We’re also seeing a similar picture emerge in the United Kingdom. The number of data centers within the country are set to increase by almost a fifth within the next five years, and landmark deals such as the UK-USA ‘Tech Prosperity Deal’ – announced in September 2025 – set to drive significant investment for the country’s AI and cloud computing infrastructure.
What Challenges Are Data Center Operators Facing?
It should come as no surprise that this unprecedented level of scalability is already causing significant issues for data center operators, especially those found in regions which have been earmarked to become tech hubs.

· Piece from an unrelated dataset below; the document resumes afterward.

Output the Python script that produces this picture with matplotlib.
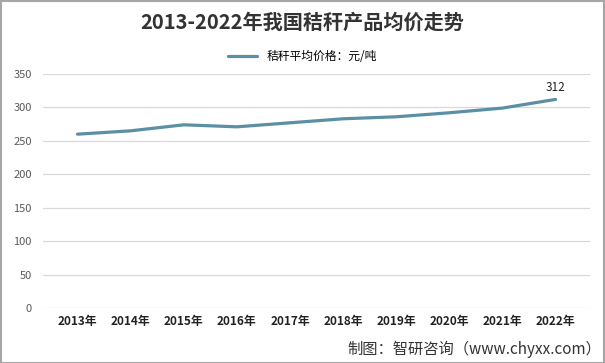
import matplotlib.pyplot as plt
from matplotlib.patches import Rectangle

plt.rcParams['font.family'] = ['Noto Sans CJK SC', 'DejaVu Sans']

# data
years = ["2013年", "2014年", "2015年", "2016年", "2017年", "2018年", "2019年", "2020年", "2021年", "2022年"]
price = [260, 265, 274, 271, 277, 283, 286, 292, 299, 312]
yticks = [0, 50, 100, 150, 200, 250, 300, 350]

fig = plt.figure(figsize=(6.05, 3.63), dpi=100)
ax = fig.add_axes([43 / 605, 1 - 308 / 363, (590 - 43) / 605, (308 - 74) / 363])

x = list(range(len(years)))
ax.plot(x, price, color="#5b8fa3", lw=2.3, solid_capstyle="round", label="秸秆平均价格：元/吨")
ax.annotate(str(price[-1]), (x[-1], price[-1]), xytext=(0, 4), textcoords="offset points",
            ha="center", va="bottom", fontsize=8.5, color="#222222")

ax.set_xlim(-0.65, len(years) - 0.35)
ax.set_ylim(0, 350)
ax.set_yticks(yticks)
ax.set_xticks(x)
ax.set_xticklabels(years, fontsize=8.5, fontweight="bold", color="#222222")
ax.tick_params(axis="y", labelsize=8, labelcolor="#595959", length=0, pad=8)
ax.tick_params(axis="x", length=0, pad=5)
ax.grid(axis="y", color="#d9d9d9", lw=0.9)
ax.set_axisbelow(True)
for s in ax.spines.values():
    s.set_visible(False)

fig.text(0.5, 1 - 22 / 363, "2013-2022年我国秸秆产品均价走势", ha="center", va="center",
         fontsize=14.5, fontweight="bold", color="#333333")
ax.legend(loc="center", bbox_to_anchor=(0.5, 1 - 57 / 363), bbox_transform=fig.transFigure,
          frameon=False, fontsize=8.5, handlelength=2.4)
fig.text(1 - 4 / 605, 1 - 349 / 363, "制图：智研咨询（www.chyxx.com）", ha="right", va="center",
         fontsize=11, color="#333333")

fig.patches.append(Rectangle((0.5 / 605, 0.5 / 363), 1 - 1.5 / 605, 1 - 1.5 / 363, transform=fig.transFigure,
                             fill=False, ec="#a6a6a6", lw=1.5))

fig.savefig("out.png", dpi=100)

As more data centers are developed, greater and longer interconnections will be required. In order to achieve this, companies will need to heavily invest in additional repeater technologies, which can quickly become costly to procure and manage.

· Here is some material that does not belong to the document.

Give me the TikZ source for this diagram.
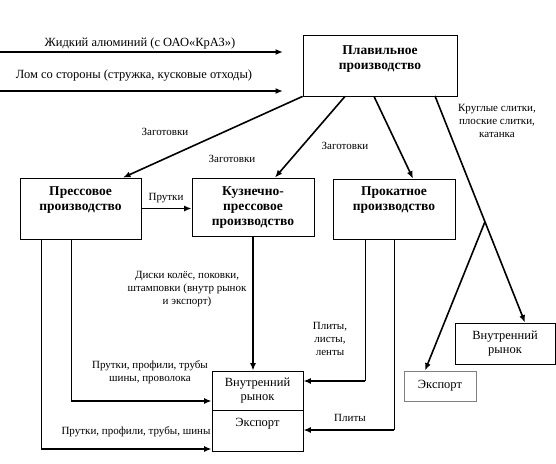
\documentclass[tikz,border=0pt]{standalone}
\usepackage{fontspec}
\setmainfont{Liberation Serif}
\usetikzlibrary{arrows.meta,calc}
\begin{document}
\begin{tikzpicture}[x=1pt,y=-1pt,
  box/.style={draw=black,line width=0.8pt,inner sep=0pt},
  title/.style={font=\fontsize{13.5}{14.8}\selectfont\bfseries,align=center,anchor=north,inner sep=0pt},
  lbl/.style={font=\fontsize{12.5}{14}\selectfont,align=center,inner sep=0pt},
  slbl/.style={font=\fontsize{11}{13}\selectfont,align=center,inner sep=0pt},
  arr/.style={line width=1.6pt,-{Latex[length=7.5pt,width=6pt]}},
  thin/.style={line width=0.8pt}]
\useasboundingbox (0,0) rectangle (556,463);
% boxes
\node[box,minimum width=154pt,minimum height=61pt] (plav) at (380,65.5) {};
\node[title] (plavt) at ([yshift=-11pt]plav.north) {Плавильное\\производство};
\node[box,minimum width=121pt,minimum height=61pt] (press) at (80.5,208.5) {};
\node[title] (presst) at ([yshift=-9pt]press.north) {Прессовое\\производство};
\node[box,minimum width=122pt,minimum height=58pt] (kuz) at (253,207) {};
\node[title] (kuzt) at ([yshift=-9pt]kuz.north) {Кузнечно-\\прессовое\\производство};
\node[box,minimum width=122pt,minimum height=60pt] (prok) at (394,209) {};
\node[title] (prokt) at ([yshift=-8pt]prok.north) {Прокатное\\производство};
\node[box,minimum width=100pt,minimum height=41pt,lbl] (vr2) at (505,343.5) {Внутренний\\рынок};
\node[box,draw=gray,minimum width=72pt,minimum height=30pt,lbl] (ex2) at (440,386) {Экспорт};
\node[box,minimum width=91pt,minimum height=39pt,lbl] (vr) at (257.5,390.5) {Внутренний\\рынок};
\node[box,minimum width=91pt,minimum height=41pt] (ex) at (257.5,430.5) {};
\node[lbl,anchor=north] (ext) at ([yshift=-8.5pt]ex.north) {Экспорт};
% input arrows
\coordinate (a1s) at (0,52); \coordinate (a1e) at (283,52);
\coordinate (a2s) at (0,91); \coordinate (a2e) at (283,91);
\draw[arr] (a1s) -- (a1e);
\draw[arr] (a2s) -- (a2e);
\node[lbl] (l1) at (140,43) {Жидкий алюминий (с ОАО«КрАЗ»)};
\node[lbl] (l2) at (134,76) {Лом со стороны (стружка, кусковые отходы)};
% from plav
\draw[arr] (plav.south west) -- (press.north -| 123,0);
\draw[arr] (plav.south west -| 345,0) -- (kuz.north -| 275,0);
\draw[arr] (plav.south west -| 374,0) -- (prok.north -| 413,0);
\coordinate (p4) at (435,96);
\coordinate (p4e) at (vr2.north -| 525,0);
\draw[arr] (p4) -- (p4e);
\coordinate (br) at ($(p4)!0.555!(p4e)$);
\draw[arr] (br) -- (ex2.north -| 425,0);
\node[slbl] (z1) at (165,132) {Заготовки};
\node[slbl] (z2) at (232,159) {Заготовки};
\node[slbl] (z3) at (345,146) {Заготовки};
\node[slbl] (ks) at (497,121) {Круглые слитки,\\ плоские слитки,\\ катанка};
% press -> kuz
\draw[arr] (press.east) -- (kuz.west |- press.east);
\node[slbl] (pr) at (166,198) {Прутки};
% kuz -> vr
\draw[arr] (kuz.south) -- (vr.north -| kuz.south);
\node[slbl] (dk) at (187,289) {Диски колёс, поковки,\\штамповки (внутр рынок\\и экспорт)};
% press -> bottom box
\coordinate (q1) at (71,401); \coordinate (q2) at (41,449);
\draw[thin] (press.south -| 71,0) -- (q1);
\draw[arr] (q1) -- (vr.west |- q1);
\draw[thin] (press.south -| 41,0) -- (q2);
\draw[arr] (q2) -- (ex.west |- q2);
\node[slbl] (pp1) at (150,372) {Прутки, профили, трубы\\шины, проволока};
\node[slbl] (pp2) at (136,432) {Прутки, профили, трубы, шины};
% prok -> bottom box
\coordinate (r1) at (365,381); \coordinate (r2) at (394,430);
\draw[thin] (prok.south -| 365,0) -- (r1);
\draw[arr] (r1) -- (vr.east |- r1);
\draw[thin] (prok.south -| 394,0) -- (r2);
\draw[arr] (r2) -- (ex.east |- r2);
\node[slbl] (pl) at (330,339) {Плиты,\\листы,\\ленты};
\node[slbl] (pl2) at (350,418) {Плиты};
\end{tikzpicture}
\end{document}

There are also cost concerns over energy too: AI data center power consumption is growing rapidly, and electricity demands for these facilities is projected to double by 2026 to around 1000 terawatt-hours (TWh) – roughly the current electricity consumption for the whole of Japan. With energy prices already in a volatile state, this is an extra headache for operators who are already facing large overheads over data center components.

Why Should Operators Use AddOn Networks' DCO Solutions?
To overcome these issues, it’s essential that operators can utilize solutions capable of cutting overheads and simplifying network infrastructure, all without compromising on performance. For this reason, AddOn Networks has widened the 100G family to include 100G DCO DWDM offerings to support the next-generation of data centers.
Designed to complement our existing 400G ZR+ range, and reduce the number of active elements within the optical path, the DCO family can double the reach of existing Dense Wavelength Division Multiplexing (DWDM) infrastructure when compared to traditional offerings from other manufacturers.
Now you can push a DWDM link up to 80km from a QSFP28 port, the AddOn Networks DCO family is perfectly suited for companies and businesses focused on the interconnects between data centers and aggregated networks or high-bandwidth backhauls. AddOn currently offers these solutions in four variants, including a -10dB and a high-power 0 dB version, plus tunable and auto tune versions. A C-CMIS version is also planned to be made available to customers in Q1 2026.
What Other Benefits Does the DCO Family Enable?
Thanks to this extended network reach, operators are able to reduce the amount of Points of Prescence (PoP) and Reconfigurable Optical Add-Drop Multiplexers (ROADM) within their data center infrastructure. This helps them not only save on procurement and maintenance costs, alongside the power required to operate.
ITEMP/CTEMP versions of the DCO solutions are also available for specific customer requirements. With AddOn Networks, our service doesn’t just stop once the product is sold either – our round the clock support and availability of products means operators can rely on a near-immediate response once our transceivers are implemented within the network.